The U.S. Department of Interior and U.S. Department of Agriculture — which together regulate mining — said that they want to protect Minnesota’s BWCA, which they called a “unique natural wonder.”
The departments will now start a two-year study that will look at the environmental, cultural and economic impacts of mining near the Boundary Waters. After that a 20-year moratorium will be considered.
The moratorium is needed to halt Antofagasta subsidiary Twin Metals Minnesota from further developing plans for a $1.7 billion underground copper-nickel mine along Birch Lake, just outside the Boundary Waters, set to open by 2030.
A similar study for a potential moratorium on mining was being done during the end of the Obama administration, but after President Donald Trump took office in 2017, his administration ended the study before it was complete.
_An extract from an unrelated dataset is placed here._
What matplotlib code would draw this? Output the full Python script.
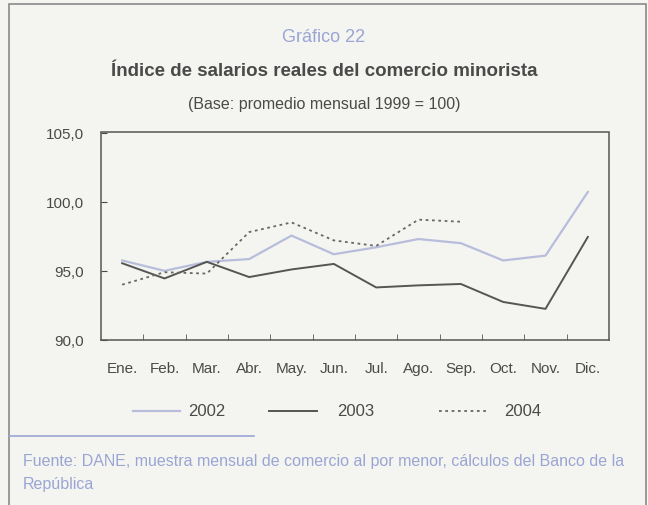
import matplotlib

matplotlib.use("Agg")
import matplotlib.pyplot as plt
from matplotlib.lines import Line2D
from matplotlib.patches import Rectangle

# ---------------------------------------------------------------------------
# Data
# ---------------------------------------------------------------------------

months = ["Ene.", "Feb.", "Mar.", "Abr.", "May.", "Jun.",
          "Jul.", "Ago.", "Sep.", "Oct.", "Nov.", "Dic."]
s2002 = [95.75, 95.0, 95.65, 95.85, 97.55, 96.2, 96.7, 97.3, 97.0, 95.75, 96.1, 100.7]
s2003 = [95.55, 94.45, 95.65, 94.55, 95.1, 95.5, 93.8, 93.95, 94.05, 92.75, 92.25, 97.45]
s2004 = [94.0, 94.9, 94.8, 97.8, 98.5, 97.2, 96.8, 98.7, 98.55]
yticks = [90, 95, 100, 105]

C2002 = "#b7bddb"
C2003 = "#555555"
C2004 = "#666666"
BLUE = "#9aa5d4"
TXT = "#4a4a4a"
BG = "#f4f5f0"

plt.rcParams["font.family"] = ["Liberation Sans", "DejaVu Sans"]

fig = plt.figure(figsize=(6.48, 5.06), dpi=100)
fig.patch.set_facecolor(BG)

W, H = 648, 506


def fx(px):
    return px / W


def fy(py):
    return 1 - py / H


# outer frame
fig.patches.append(Rectangle((fx(9), fy(520)), fx(637), (520 - 5) / H,
                             transform=fig.transFigure, fill=False,
                             edgecolor="#8a8a8a", linewidth=1.2))

fig.text(0.5, fy(38), "Gráfico 22", ha="center", va="center",
         fontsize=13, color=BLUE)
fig.text(0.5, fy(72), "Índice de salarios reales del comercio minorista",
         ha="center", va="center", fontsize=13.5, fontweight="bold", color=TXT)
fig.text(0.5, fy(104), "(Base: promedio mensual 1999 = 100)", ha="center",
         va="center", fontsize=11.5, color=TXT)

ax = fig.add_axes([fx(101), fy(341), fx(609 - 101), (341 - 133.5) / H])
ax.set_facecolor(BG)
x = list(range(len(months)))
ax.plot(x, s2002, color=C2002, linewidth=1.6)
ax.plot(x, s2003, color=C2003, linewidth=1.4)
ax.plot(x[:len(s2004)], s2004, color=C2004, linewidth=1.3, linestyle=(0, (1.5, 2)))

ax.set_xlim(-0.5, len(months) - 0.5)
ax.set_ylim(90, 105)
ax.set_yticks(yticks)
ax.set_yticklabels([f"{v:.1f}".replace(".", ",") for v in yticks])
ax.set_xticks(x)
ax.set_xticklabels(months)
ax.set_xticks([i + 0.5 for i in x[:-1]], minor=True)
ax.tick_params(axis="x", which="major", length=0, pad=15, labelsize=11, colors=TXT)
ax.tick_params(axis="x", which="minor", direction="in", length=4, color="#555555")
ax.tick_params(axis="y", direction="in", length=4, labelsize=11, colors=TXT, pad=12)
for sp in ax.spines.values():
    sp.set_color("#555555")
    sp.set_linewidth(1.1)

# legend drawn by hand to match spacing
ly = fy(412)
for (x0, x1, tx, lab, col, ls, lw) in [
    (133, 180, 188, "2002", C2002, "-", 1.6),
    (269, 317, 337, "2003", C2003, "-", 1.4),
    (439, 487, 504, "2004", C2004, (0, (1.5, 2)), 1.3),
]:
    fig.lines.append(Line2D([fx(x0), fx(x1)], [ly, ly], transform=fig.transFigure,
                            color=col, linestyle=ls, linewidth=lw))
    fig.text(fx(tx), ly, lab, ha="left", va="center", fontsize=12, color=TXT)

# footnote rule and source
fig.lines.append(Line2D([fx(9), fx(254)], [fy(437), fy(437)], transform=fig.transFigure,
                        color=BLUE, linewidth=1.2))
fig.text(fx(23), fy(462),
         "Fuente: DANE, muestra mensual de comercio al por menor, cálculos del Banco de la",
         ha="left", va="center", fontsize=11.5, color=BLUE)
fig.text(fx(23), fy(485), "República", ha="left", va="center", fontsize=11.5, color=BLUE)

fig.savefig("out.png", dpi=100, facecolor=BG)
With more than three years left in the Biden administration, the process will this time play out.
While creating a 20 year moratorium on mining near the BWCA would be a big victory, a permanent mining ban should be enacted. But that’s something only Congress can do.
While the former Trump administration and many Republicans support mining near the BWCA, it should be noted that the tools the Biden administration is now using to potentially ban mining near the BWCA was also used under the Trump administration.
In 2018 Secretary of the Interior Ryan Zinke approved a ban on new mining on federal land near Yellowstone National Park in his home state of Montana.
Zinke withdrew more than 30,000 acres in an area known as the Paradise Valley. The ban will last for 20 years.
Zinke’s words then are pertinent today for the BWCA: “There are places where it is appropriate to mine and places where it is not. Paradise Valley is one of the areas it’s not,” Zinke said.